People don’t seem too keen on the NREGA any more. April marked the 6th straight month of decline in demand for work under the scheme, falling 5% from April last year. Zoom in, though, and a more complex picture emerges. While the scheme has practically come to a halt in West Bengal because of Centre-State issues, Maharashtrians seem to demand much more work than last year under the scheme. This graph should tell you more:

Why the variance? It’s complicated.

There are many things that dictate how much work people demand. Many of these may have nothing to do with the people themselves.
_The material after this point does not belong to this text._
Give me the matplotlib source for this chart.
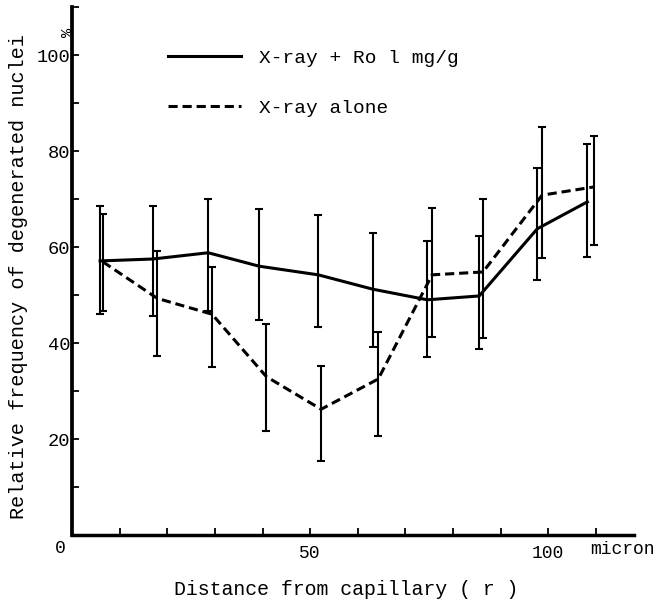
import matplotlib.pyplot as plt
from matplotlib.ticker import MultipleLocator

# distance from capillary (micron)
dist_ro = [5.9, 17.0, 28.6, 39.3, 51.7, 63.2, 74.6, 85.5, 97.7, 108.2]
freq_ro = [57.1, 57.5, 58.8, 56.0, 54.2, 51.2, 49.0, 49.8, 63.8, 69.4]
ro_low = [46.0, 45.6, 46.7, 44.8, 43.4, 39.2, 37.1, 38.8, 53.1, 57.9]
ro_high = [68.5, 68.5, 70.0, 68.0, 66.7, 63.0, 61.3, 62.3, 76.5, 81.5]

dist_alone = [6.5, 17.9, 29.4, 40.8, 52.3, 64.3, 75.6, 86.3, 98.7, 109.5]
freq_alone = [56.9, 49.3, 46.0, 33.0, 26.2, 32.5, 54.2, 54.8, 70.8, 72.5]
alone_low = [46.7, 37.3, 35.0, 21.7, 15.4, 20.6, 41.3, 41.0, 57.7, 60.4]
alone_high = [66.9, 59.2, 55.8, 44.0, 35.3, 42.3, 68.1, 70.0, 85.0, 83.1]

label_ro = 'X-ray + Ro l mg/g'
label_alone = 'X-ray alone'
x_ticks = [10, 20, 30, 40, 50, 60, 70, 80, 90, 100, 110]
x_ticklabels = ['', '', '', '', '50', '', '', '', '', '100', '']
y_ticks = [20, 40, 60, 80, 100]

plt.rcParams['font.family'] = ['Liberation Mono', 'DejaVu Sans']

fig = plt.figure(figsize=(6.61, 6.02), dpi=100)
ax = fig.add_axes([72 / 661, 67 / 602, 562 / 661, 528 / 602])

dash = (0, (3.0, 1.6))
line_ro, = ax.plot(dist_ro, freq_ro, color='black', lw=2.2, zorder=3)
line_alone, = ax.plot(dist_alone, freq_alone, color='black', lw=2.2,
                      linestyle=dash, zorder=3)

err_ro = [[m - lo for m, lo in zip(freq_ro, ro_low)],
          [hi - m for m, hi in zip(freq_ro, ro_high)]]
err_alone = [[m - lo for m, lo in zip(freq_alone, alone_low)],
             [hi - m for m, hi in zip(freq_alone, alone_high)]]
ax.errorbar(dist_ro, freq_ro, yerr=err_ro, fmt='none', ecolor='black',
            elinewidth=1.5, capsize=3.2, capthick=1.5)
ax.errorbar(dist_alone, freq_alone, yerr=err_alone, fmt='none', ecolor='black',
            elinewidth=1.5, capsize=3.2, capthick=1.5)

ax.set_xlim(0, 118)
ax.set_ylim(0, 110)
for side in ['top', 'right']:
    ax.spines[side].set_visible(False)
ax.spines['left'].set_linewidth(2.7)
ax.spines['bottom'].set_linewidth(2.5)

ax.set_xticks(x_ticks)
ax.set_xticklabels(x_ticklabels)
ax.tick_params(axis='x', direction='in', length=5, width=1.3, pad=7, labelsize=13)
ax.set_yticks(y_ticks)
ax.yaxis.set_minor_locator(MultipleLocator(10))
ax.tick_params(axis='y', which='both', direction='in', length=5, width=1.3,
               pad=1, labelsize=13.5)

ax.text(-2.5, -0.025, '0', transform=ax.get_xaxis_transform(), ha='center',
        va='center', fontsize=13, clip_on=False)
ax.text(115.5, -0.028, 'micron', transform=ax.get_xaxis_transform(), ha='center',
        va='center', fontsize=13, clip_on=False)
ax.text(-0.9, 104.8, '%', rotation=90, ha='center', va='center', fontsize=11,
        clip_on=False)

ax.text(0.4875, -0.104, 'Distance from capillary ( r )', transform=ax.transAxes,
        ha='center', va='center', fontsize=14.3)
ax.text(-0.096, 0.489, 'Relative frequency of degenerated nuclei',
        transform=ax.transAxes, rotation=90, ha='center', va='center',
        fontsize=14.5)

ax.legend([line_ro, line_alone], [label_ro, label_alone], loc='center left',
          bbox_to_anchor=(0.171, 0.856), frameon=False, fontsize=14,
          handlelength=3.75, handletextpad=0.9, labelspacing=1.65,
          borderpad=0, borderaxespad=0)

fig.savefig('out.png', dpi=100)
The demand for work may fall, not because people are wealthier and don’t need work, but because a state isn’t focussing on implementing the NREGA scheme – for budgetary or political reasons.

These things impact the data in asymmetrical ways. Implementation issues can often suppress demand, making it look lower than it really is. A sudden jump in demand, on the other hand, is almost always because people have no other avenues to earn money.

The US job market softens

The United States, in April, had an underwhelming job market. While the ‘consensus estimate’ – a distillation of what all analysts believe – indicated that the United States would create ~240,000 new jobs, in reality, it only managed 175,000 jobs. That’s the worst it has performed in six months.

Worse still, the US Bureau of Labour Statistics also revised its prior estimates, concluding that 22,000 fewer jobs were added in February and March than we previously thought.

Only last week, we talked about how the US saw underwhelming GDP growth between January and March. The new job data confirms this. The US economy, it appears, is losing some steam.

If you’re thinking: “hey, at least we might get a rate cut out of this,” though, think again. The markets certainly don’t see a rate cut before September. There’s still some waiting to go.

That’s all for the week, folks! Thanks for reading.